### WHAT IS ASKED
Among the entries below, which lines run from the line with "Reproduce this chart with Apache ECharts." through the line with "const data = prices.map((v, i) => [i, v]);"? Retype those, both ends included, exactly and without pictures.

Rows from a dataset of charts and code
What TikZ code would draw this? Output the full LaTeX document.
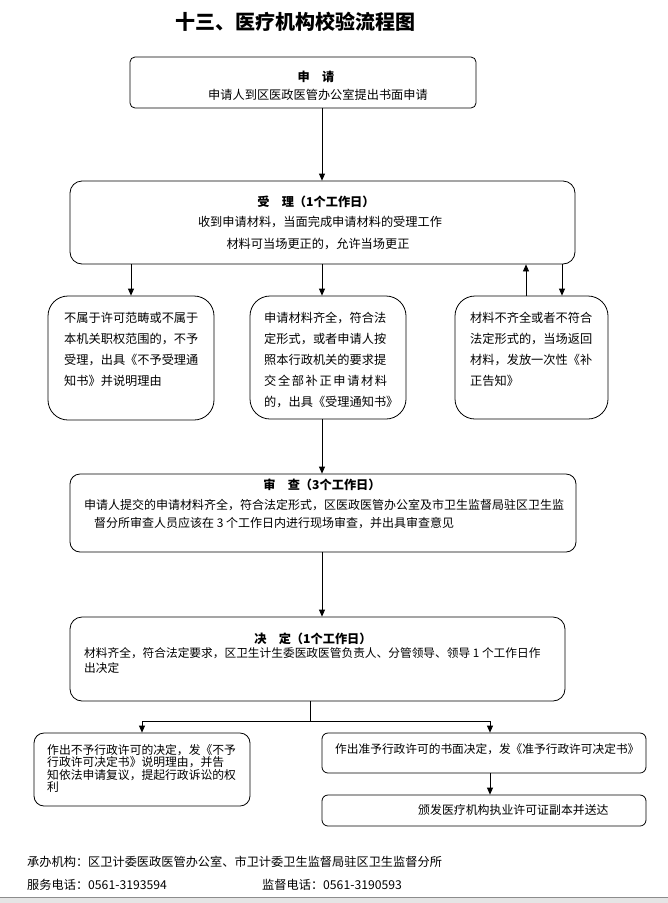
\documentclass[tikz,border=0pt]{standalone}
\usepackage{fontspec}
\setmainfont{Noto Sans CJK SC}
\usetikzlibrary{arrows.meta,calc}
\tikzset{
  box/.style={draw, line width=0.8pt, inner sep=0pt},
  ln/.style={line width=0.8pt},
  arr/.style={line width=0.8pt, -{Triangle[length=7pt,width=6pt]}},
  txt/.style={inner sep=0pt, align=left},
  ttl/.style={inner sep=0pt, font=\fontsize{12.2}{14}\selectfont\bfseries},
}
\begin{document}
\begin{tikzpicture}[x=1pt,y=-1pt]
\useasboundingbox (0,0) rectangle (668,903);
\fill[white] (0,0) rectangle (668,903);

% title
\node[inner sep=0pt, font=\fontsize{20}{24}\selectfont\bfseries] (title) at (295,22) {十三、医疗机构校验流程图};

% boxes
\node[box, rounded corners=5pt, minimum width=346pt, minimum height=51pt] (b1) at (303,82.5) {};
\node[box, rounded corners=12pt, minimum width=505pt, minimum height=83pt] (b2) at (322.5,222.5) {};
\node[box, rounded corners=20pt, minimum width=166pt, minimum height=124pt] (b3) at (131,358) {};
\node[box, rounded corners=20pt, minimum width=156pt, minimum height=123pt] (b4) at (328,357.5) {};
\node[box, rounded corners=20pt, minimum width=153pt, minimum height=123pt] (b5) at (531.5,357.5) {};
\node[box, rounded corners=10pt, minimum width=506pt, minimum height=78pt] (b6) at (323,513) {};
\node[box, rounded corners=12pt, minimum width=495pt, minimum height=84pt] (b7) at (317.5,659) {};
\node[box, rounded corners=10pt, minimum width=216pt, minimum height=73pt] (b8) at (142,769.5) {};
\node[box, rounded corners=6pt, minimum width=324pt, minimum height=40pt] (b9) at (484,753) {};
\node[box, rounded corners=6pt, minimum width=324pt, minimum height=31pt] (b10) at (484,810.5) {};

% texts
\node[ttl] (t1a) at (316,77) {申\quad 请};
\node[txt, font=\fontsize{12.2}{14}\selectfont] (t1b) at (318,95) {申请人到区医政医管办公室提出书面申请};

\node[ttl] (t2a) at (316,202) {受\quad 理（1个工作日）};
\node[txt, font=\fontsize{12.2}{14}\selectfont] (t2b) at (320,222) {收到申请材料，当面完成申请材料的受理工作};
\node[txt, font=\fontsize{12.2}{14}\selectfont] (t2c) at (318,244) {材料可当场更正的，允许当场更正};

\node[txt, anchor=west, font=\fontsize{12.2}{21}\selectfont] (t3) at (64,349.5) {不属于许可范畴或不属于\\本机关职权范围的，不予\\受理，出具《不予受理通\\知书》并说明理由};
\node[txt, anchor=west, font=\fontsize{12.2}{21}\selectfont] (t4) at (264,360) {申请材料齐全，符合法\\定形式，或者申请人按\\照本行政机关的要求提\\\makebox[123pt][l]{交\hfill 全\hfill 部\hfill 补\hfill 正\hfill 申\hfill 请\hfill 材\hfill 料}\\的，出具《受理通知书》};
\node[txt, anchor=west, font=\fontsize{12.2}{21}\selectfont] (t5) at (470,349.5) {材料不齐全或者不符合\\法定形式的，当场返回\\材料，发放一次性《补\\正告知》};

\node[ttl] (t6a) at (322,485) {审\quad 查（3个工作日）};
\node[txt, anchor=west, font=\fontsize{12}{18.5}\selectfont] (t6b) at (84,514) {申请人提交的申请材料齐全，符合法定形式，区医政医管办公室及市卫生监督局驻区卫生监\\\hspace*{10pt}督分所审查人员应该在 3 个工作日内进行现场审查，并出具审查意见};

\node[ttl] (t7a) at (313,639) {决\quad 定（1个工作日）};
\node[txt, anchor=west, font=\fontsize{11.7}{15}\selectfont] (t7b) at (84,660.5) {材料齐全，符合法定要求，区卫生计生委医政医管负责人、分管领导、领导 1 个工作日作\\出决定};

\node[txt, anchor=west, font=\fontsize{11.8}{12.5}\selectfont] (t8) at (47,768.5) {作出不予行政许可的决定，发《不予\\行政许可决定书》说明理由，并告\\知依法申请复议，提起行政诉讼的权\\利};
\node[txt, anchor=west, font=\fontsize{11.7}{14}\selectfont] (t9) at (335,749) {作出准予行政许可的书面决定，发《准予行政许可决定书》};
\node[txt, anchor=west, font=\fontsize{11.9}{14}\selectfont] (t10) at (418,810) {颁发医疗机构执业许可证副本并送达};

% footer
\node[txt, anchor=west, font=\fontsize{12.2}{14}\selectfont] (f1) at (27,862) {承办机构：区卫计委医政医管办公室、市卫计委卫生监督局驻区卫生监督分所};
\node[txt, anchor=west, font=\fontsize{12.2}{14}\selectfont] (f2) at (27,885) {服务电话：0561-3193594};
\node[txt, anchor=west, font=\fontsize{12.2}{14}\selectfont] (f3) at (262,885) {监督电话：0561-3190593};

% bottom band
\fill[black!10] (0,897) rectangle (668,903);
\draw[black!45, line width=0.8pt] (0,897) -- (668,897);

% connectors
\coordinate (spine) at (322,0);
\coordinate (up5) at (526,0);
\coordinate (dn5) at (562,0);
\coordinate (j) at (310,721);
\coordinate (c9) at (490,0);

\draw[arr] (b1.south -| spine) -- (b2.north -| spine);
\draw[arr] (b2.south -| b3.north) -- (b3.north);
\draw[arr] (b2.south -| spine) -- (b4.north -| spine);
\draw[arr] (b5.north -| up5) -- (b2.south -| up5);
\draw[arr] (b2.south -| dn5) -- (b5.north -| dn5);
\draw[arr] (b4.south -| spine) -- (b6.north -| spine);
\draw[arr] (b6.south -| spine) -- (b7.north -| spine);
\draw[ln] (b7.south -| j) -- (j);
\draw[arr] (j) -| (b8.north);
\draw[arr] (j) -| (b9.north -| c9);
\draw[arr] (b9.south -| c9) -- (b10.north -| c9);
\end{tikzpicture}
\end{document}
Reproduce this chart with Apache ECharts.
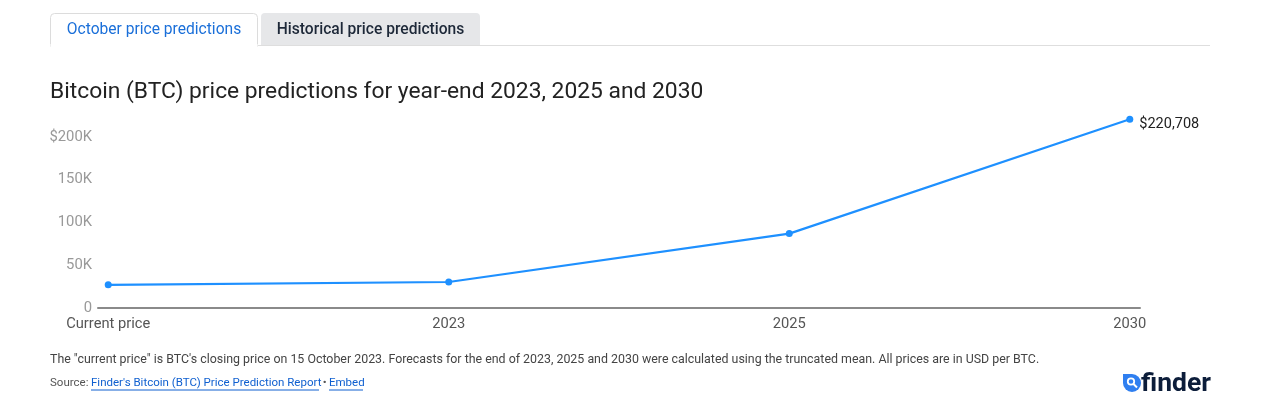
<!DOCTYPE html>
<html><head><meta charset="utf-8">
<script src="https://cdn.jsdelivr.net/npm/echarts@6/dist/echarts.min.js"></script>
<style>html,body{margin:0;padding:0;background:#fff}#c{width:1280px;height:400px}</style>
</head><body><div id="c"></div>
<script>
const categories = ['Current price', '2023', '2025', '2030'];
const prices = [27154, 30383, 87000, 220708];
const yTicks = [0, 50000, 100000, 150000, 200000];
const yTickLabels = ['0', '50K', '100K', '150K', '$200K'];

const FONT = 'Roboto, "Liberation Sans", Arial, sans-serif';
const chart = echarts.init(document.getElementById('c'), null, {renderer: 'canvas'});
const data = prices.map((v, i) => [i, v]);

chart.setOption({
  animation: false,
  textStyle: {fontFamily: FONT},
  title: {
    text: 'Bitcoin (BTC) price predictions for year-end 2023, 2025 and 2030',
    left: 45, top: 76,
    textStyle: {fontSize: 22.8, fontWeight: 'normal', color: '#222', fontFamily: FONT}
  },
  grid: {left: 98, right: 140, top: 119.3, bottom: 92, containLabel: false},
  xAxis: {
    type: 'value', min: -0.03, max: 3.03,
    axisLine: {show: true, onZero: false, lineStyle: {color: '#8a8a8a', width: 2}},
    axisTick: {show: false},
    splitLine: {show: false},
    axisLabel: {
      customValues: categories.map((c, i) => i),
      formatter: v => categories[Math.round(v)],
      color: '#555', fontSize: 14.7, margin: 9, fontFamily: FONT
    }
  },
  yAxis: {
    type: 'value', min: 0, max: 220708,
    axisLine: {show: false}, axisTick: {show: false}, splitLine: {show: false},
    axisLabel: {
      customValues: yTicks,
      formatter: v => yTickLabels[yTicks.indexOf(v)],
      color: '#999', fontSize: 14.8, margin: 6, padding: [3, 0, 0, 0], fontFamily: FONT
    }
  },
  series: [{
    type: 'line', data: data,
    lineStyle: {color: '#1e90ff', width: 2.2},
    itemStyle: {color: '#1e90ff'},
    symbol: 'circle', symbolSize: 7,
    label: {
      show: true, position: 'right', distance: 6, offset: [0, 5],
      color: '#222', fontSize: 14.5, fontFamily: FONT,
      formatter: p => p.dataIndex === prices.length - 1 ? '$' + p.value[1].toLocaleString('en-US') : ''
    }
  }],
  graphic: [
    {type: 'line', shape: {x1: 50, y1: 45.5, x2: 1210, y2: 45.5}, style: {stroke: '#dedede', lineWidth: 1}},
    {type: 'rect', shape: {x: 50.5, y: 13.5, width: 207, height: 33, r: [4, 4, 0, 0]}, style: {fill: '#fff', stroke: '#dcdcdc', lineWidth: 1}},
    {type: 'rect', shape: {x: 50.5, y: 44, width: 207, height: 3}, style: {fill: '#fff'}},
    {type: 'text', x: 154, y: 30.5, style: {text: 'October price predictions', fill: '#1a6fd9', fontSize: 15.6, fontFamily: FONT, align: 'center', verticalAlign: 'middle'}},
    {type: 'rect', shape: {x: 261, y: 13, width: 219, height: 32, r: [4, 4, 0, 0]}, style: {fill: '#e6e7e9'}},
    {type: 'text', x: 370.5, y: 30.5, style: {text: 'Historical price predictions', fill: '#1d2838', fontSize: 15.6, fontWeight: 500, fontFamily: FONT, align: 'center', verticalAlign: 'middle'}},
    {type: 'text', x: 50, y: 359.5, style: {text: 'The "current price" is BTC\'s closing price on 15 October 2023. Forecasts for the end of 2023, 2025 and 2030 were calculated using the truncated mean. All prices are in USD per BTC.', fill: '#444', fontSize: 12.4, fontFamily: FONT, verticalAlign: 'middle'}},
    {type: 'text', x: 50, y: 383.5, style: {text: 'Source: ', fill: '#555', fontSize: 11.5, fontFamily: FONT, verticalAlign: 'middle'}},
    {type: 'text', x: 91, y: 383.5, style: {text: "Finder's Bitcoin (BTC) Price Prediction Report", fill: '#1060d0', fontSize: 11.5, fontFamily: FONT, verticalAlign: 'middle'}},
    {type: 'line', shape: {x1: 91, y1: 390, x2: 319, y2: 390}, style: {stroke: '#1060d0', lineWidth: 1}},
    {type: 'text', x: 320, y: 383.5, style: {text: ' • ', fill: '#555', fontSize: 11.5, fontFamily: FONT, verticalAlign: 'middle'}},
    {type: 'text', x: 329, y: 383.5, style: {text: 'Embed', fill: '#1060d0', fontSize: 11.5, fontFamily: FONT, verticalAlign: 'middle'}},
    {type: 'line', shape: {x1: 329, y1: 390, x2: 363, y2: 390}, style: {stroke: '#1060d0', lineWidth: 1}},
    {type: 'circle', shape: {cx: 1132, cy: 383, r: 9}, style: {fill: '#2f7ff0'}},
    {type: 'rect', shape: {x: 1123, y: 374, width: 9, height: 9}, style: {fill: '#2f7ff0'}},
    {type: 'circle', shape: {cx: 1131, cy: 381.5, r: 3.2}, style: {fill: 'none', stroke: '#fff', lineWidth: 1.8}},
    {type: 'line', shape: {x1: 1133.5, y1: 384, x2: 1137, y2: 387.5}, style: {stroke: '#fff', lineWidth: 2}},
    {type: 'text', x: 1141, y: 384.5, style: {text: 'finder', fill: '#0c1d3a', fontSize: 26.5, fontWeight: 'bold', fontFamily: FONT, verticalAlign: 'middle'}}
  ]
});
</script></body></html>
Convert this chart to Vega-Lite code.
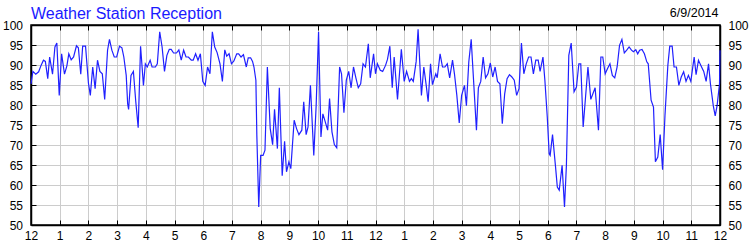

### TASK OUTPUT
Reproduce this chart with Apache ECharts.
<!DOCTYPE html>
<html><head><meta charset="utf-8">
<script src="https://cdn.jsdelivr.net/npm/echarts@6/dist/echarts.min.js"></script>
<style>html,body{margin:0;padding:0;background:#fff}#c{width:1280px;height:400px}</style>
</head><body><div id="c"></div>
<script>
const categories = ['Current price', '2023', '2025', '2030'];
const prices = [27154, 30383, 87000, 220708];
const yTicks = [0, 50000, 100000, 150000, 200000];
const yTickLabels = ['0', '50K', '100K', '150K', '$200K'];

const FONT = 'Roboto, "Liberation Sans", Arial, sans-serif';
const chart = echarts.init(document.getElementById('c'), null, {renderer: 'canvas'});
const data = prices.map((v, i) => [i, v]);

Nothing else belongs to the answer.